Photo courtesy of the Los Angeles Fire Department

A Los Angeles firefighter helps a young teen work with a fire hose during the “Girls Camp” hosted by Station 81 in Panorama City.

 

The Los Angeles Fire Department admittedly does not have a great history of employing women as firefighters. The first woman firefighter, Cindy Barbee, was hired in 1983. But even though women work in all levels in the department including paramedics, divers, emergency dispatchers and engineers, and have reached the upper echelons of management, including the ranks of captain and battalion chief, their overall numbers among the LAFD’s 3,402 uniformed personnel remain small.

Hiring female firefighters remains a particular sore point. In 2013, Los Angeles Mayor Eric Garcetti vowed that at least five percent of the department would be women by 2020. As of July 31, 2018, 3.2 percent of the department’s personnel were female (109) and 96.8 percent were male (3,293).

The department is looking at more ways to interest girls and women into the career field. One of those methods was on display at Station 81 in Panorama City on Saturday, March 2,  and Sunday, March 3.

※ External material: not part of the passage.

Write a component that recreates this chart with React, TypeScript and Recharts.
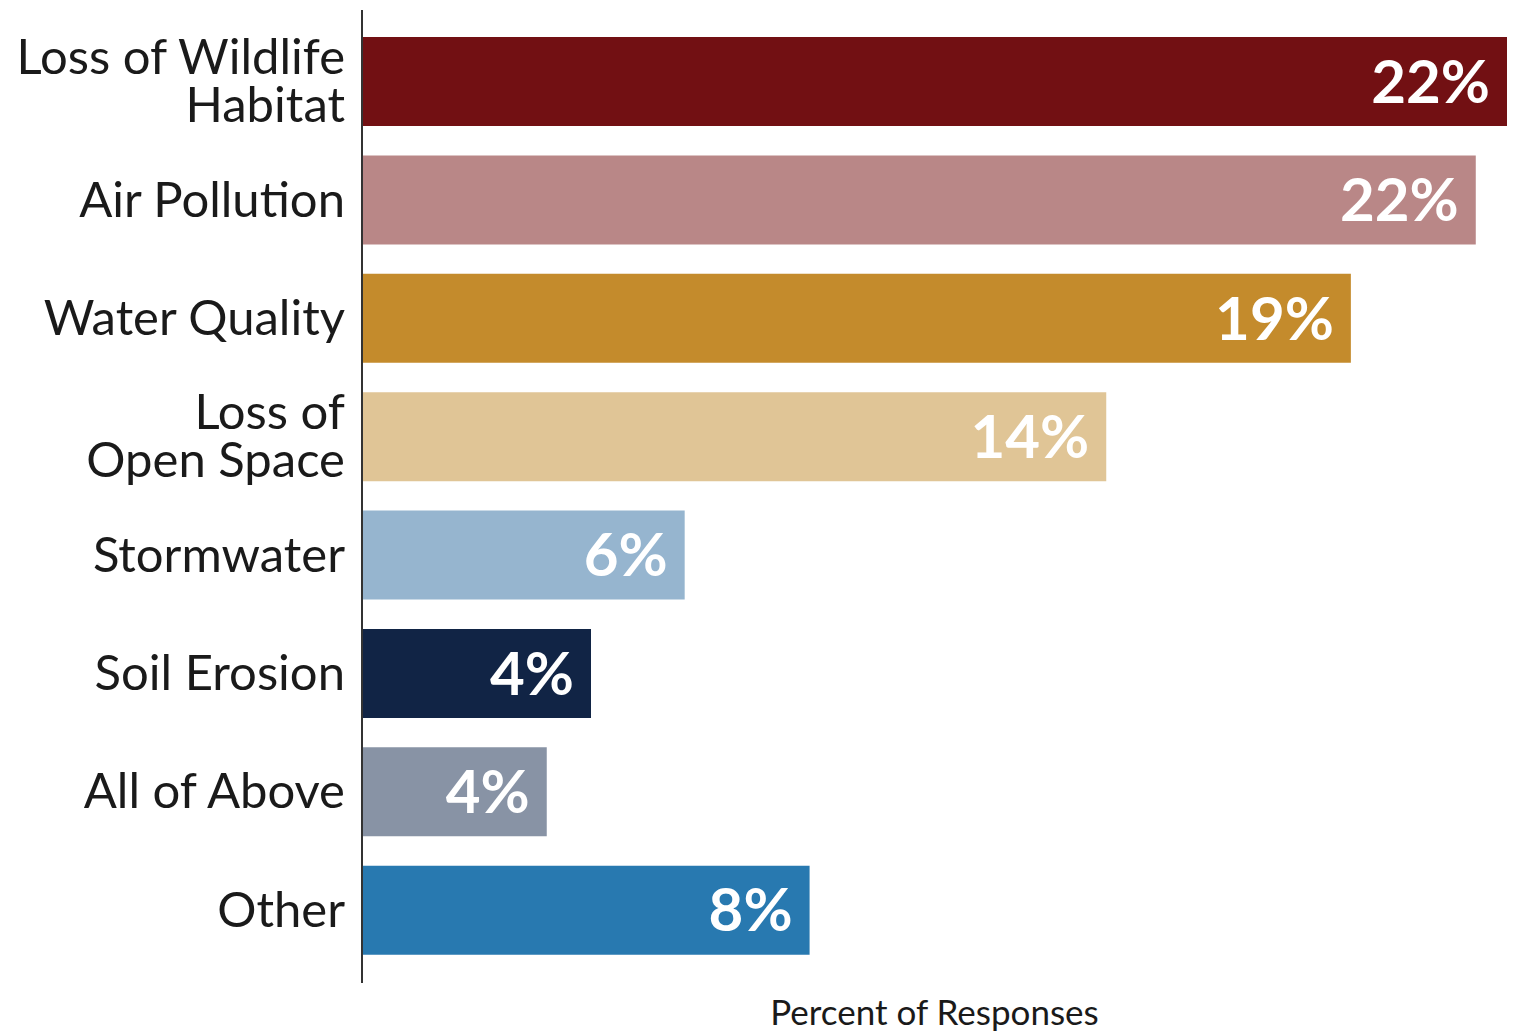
import React from "react";
import { BarChart, Bar, XAxis, YAxis, Cell, LabelList } from "recharts";

const categories = [
  "Loss of Wildlife\nHabitat",
  "Air Pollution",
  "Water Quality",
  "Loss of\nOpen Space",
  "Stormwater",
  "Soil Erosion",
  "All of Above",
  "Other",
];
const values = [22.0, 21.4, 19.0, 14.3, 6.2, 4.4, 3.55, 8.6];
const valueLabels = ["22%", "22%", "19%", "14%", "6%", "4%", "4%", "8%"];
const colors = [
  "#721013",
  "#B98787",
  "#C48B2C",
  "#E0C596",
  "#96B5CF",
  "#112445",
  "#8893A5",
  "#2879B0",
];
const axisTitle = "Percent of Responses";

const data = categories.map((c, i) => ({ name: c, value: values[i], label: valueLabels[i] }));

const FONT = "Lato, 'Open Sans', sans-serif";

const CategoryTick = (props: any) => {
  const { x, y, payload } = props;
  const lines = String(payload.value).split("\n");
  const lh = 48;
  const startDy = -((lines.length - 1) * lh) / 2;
  const tx = x - 9;
  return (
    <text x={tx} y={y} textAnchor="end" fontFamily={FONT} fontSize={49} fill="#1a1a1a">
      {lines.map((l, i) => (
        <tspan key={i} x={tx} dy={i === 0 ? startDy + 17 : lh}>
          {l}
        </tspan>
      ))}
    </text>
  );
};

export default function App() {
  return (
    <div style={{ position: "absolute", left: 0, top: 0, width: 1514, height: 1032, background: "#fff" }}>
      <BarChart
        width={1514}
        height={1032}
        data={data}
        layout="vertical"
        margin={{ top: 10, right: 7, bottom: 0, left: 0 }}
      >
        <XAxis
          type="number"
          domain={[0, 22]}
          tick={false}
          axisLine={false}
          tickLine={false}
          height={49}
          label={{
            value: axisTitle,
            position: "insideBottom",
            offset: 7,
            fontFamily: FONT,
            fontSize: 35,
            fill: "#1a1a1a",
          }}
        />
        <YAxis
          type="category"
          dataKey="name"
          width={362}
          padding={{ top: 12, bottom: 14 }}
          axisLine={{ stroke: "#333", strokeWidth: 2 }}
          tickLine={false}
          tick={<CategoryTick />}
          interval={0}
        />
        <Bar dataKey="value" barSize={89} isAnimationActive={false}>
          {data.map((d, i) => (
            <Cell key={i} fill={colors[i]} />
          ))}
          <LabelList
            dataKey="label"
            position="insideRight"
            offset={17}
            fill="#ffffff"
            fontFamily={FONT}
            fontWeight={700}
            fontSize={60}
          />
        </Bar>
      </BarChart>
    </div>
  );
}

LAFD hosted a “Girls Camp” for youths, ages 14-18, to introduce them to the department and give them an up-close as well as hands-on view of the equipment and training. A total of 92 girls braved the intermittent rain showers to participate on Saturday, and 88 were still on hand to finish the two-day camp on Sunday.

Although the “Girls Camp” program has only been available for two years, this was the sixth one presented, said department spokeswoman Kristine Larson.

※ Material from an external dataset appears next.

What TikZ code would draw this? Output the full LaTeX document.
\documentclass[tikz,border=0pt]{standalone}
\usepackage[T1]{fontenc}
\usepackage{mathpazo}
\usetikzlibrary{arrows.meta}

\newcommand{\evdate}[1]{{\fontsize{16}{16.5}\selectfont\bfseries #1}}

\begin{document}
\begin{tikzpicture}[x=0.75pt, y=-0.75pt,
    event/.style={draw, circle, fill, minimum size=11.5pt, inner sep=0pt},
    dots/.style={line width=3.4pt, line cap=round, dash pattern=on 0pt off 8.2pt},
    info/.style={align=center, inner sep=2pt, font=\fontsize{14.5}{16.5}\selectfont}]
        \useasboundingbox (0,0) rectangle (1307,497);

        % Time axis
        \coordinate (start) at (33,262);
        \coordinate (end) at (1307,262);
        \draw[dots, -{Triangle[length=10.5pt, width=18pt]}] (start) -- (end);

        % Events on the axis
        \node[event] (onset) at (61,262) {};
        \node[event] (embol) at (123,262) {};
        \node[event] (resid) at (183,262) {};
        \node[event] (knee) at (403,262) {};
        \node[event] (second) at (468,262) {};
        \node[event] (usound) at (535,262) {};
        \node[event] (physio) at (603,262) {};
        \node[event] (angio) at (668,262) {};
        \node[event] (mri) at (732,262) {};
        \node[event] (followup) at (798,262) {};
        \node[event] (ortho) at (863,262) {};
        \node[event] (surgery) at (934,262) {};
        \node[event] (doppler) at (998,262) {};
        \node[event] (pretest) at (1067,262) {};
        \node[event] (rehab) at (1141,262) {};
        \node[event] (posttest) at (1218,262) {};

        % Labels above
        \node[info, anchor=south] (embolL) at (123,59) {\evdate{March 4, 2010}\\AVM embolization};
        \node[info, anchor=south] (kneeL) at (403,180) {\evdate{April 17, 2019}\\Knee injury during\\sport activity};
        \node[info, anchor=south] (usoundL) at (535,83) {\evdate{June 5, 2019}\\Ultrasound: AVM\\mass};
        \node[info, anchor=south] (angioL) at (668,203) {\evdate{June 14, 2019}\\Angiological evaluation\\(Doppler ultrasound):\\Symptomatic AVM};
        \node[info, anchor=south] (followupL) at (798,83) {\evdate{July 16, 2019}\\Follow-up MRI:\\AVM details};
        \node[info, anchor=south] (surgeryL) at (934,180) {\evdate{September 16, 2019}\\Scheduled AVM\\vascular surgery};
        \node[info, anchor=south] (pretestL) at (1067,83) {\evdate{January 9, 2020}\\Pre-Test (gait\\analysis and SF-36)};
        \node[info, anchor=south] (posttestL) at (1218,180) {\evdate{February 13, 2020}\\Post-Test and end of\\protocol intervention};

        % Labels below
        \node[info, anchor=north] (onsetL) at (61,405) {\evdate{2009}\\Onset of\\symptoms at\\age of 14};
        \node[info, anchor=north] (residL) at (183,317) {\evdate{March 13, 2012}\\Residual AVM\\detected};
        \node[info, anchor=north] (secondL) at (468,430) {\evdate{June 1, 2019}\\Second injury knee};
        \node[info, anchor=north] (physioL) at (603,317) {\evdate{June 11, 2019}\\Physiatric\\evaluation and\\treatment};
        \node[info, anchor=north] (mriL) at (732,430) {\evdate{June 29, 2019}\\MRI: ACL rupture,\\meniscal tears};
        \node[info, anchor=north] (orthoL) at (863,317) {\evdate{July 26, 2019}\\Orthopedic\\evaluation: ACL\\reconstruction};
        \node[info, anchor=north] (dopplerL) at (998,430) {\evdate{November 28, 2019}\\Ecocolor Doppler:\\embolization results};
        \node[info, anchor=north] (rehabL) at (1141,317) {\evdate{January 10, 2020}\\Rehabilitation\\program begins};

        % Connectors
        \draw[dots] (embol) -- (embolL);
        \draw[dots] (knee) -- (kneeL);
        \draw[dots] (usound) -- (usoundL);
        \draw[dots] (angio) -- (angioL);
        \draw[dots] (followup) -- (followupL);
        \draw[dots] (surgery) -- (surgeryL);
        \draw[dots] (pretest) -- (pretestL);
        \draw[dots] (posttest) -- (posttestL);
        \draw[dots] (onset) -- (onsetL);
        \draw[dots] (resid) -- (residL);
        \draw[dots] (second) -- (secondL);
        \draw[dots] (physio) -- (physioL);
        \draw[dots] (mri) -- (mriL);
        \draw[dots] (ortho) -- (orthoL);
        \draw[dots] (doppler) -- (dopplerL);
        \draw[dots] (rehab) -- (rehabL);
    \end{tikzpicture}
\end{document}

“We want to introduce young girls to a potential career in the fire department, and also it’s kind of a non-traditional job, so we want let them know about it,” Larson said.

Larson, who was promoted to battalion chief in 2017 and is currently in charge of recruitment for LAFD, said the six camps have been attended by 451 girls. She didn’t know if any had yet applied for the department — “they’re probably still too young” — but learning about the job and the opportunities could create an awareness where there wasn’t one before.

“We have [other] youth programs to try and steer the kids toward,” she said. “We have youth academies (including one in the Valley at Station 81). We also have our Explorer cadet programs, which are available once they turn 15. The kids, male or female, can go through steps to train to be a firefighter. And there are four online high school magnet programs, with more to come.”

But the camps, like the one at Panorama City, are aimed squarely at young females. Because, as the department itself notes on its websites, most women don’t decide on a firefighting career until long after high school. Besides the physical capability that is required, handling the mental and psychological stress in saving lives and property is critical.

That’s why the department officials and active firefighters at the camp did more than just lecture the attendees or show videos of their work. They also put the girls through some basic training during the two days that included climbing ladders, working with active fire hoses, handling chainsaws and rotary saws, wearing ‘turnout’ gear (the yellow outer gear fire fighters wear) and performing a “search-and-rescue” exercise inside a building filled with smoke.

“It’s not so much about being in shape as it is overcoming basic obstacles,” Larson said. “For example, if you’re afraid of heights we’ll challenge you to just try it. It’s about empowering the girls to say ‘I was afraid to do this, but I did it. What else might I be able to do in life?’”

Encouragement to consider LAFD as a career choice was offered by others at the event.

“I am committed to this camp because I got my start in the Fire Service by participating in an LAFD youth program as a teenager and it changed my life forever,”  said Battalion Chief Kristina Kepner.

“I understand the importance of having a goal from a young age and working towards it emphatically. It is important to our community because we are introducing these young women to a career with the LAFD. As a long term recruitment tool, we hope to get them excited and ready to become firefighters so we can continue to increase the number of women in our Department. Diversity is crucial to providing exceptional community service and Girls Camp is just the beginning.”

LA Councilmember Nury Martinez, in whose district Station 81 is located, also offered support.

“Girls Camp is so special to me because it gives these young women an opportunity to do things they never thought they could. In just two days they gain self-confidence, leadership skills, firefighter mentors, and the ability to know they can,” Martinez said.

It remains to be seen if any of the youths who walked out of the event clutching their certificates of completion will eventually apply to the LAFD to become a firefighter.

But at least they know now what the job entails. And they also know they are wanted.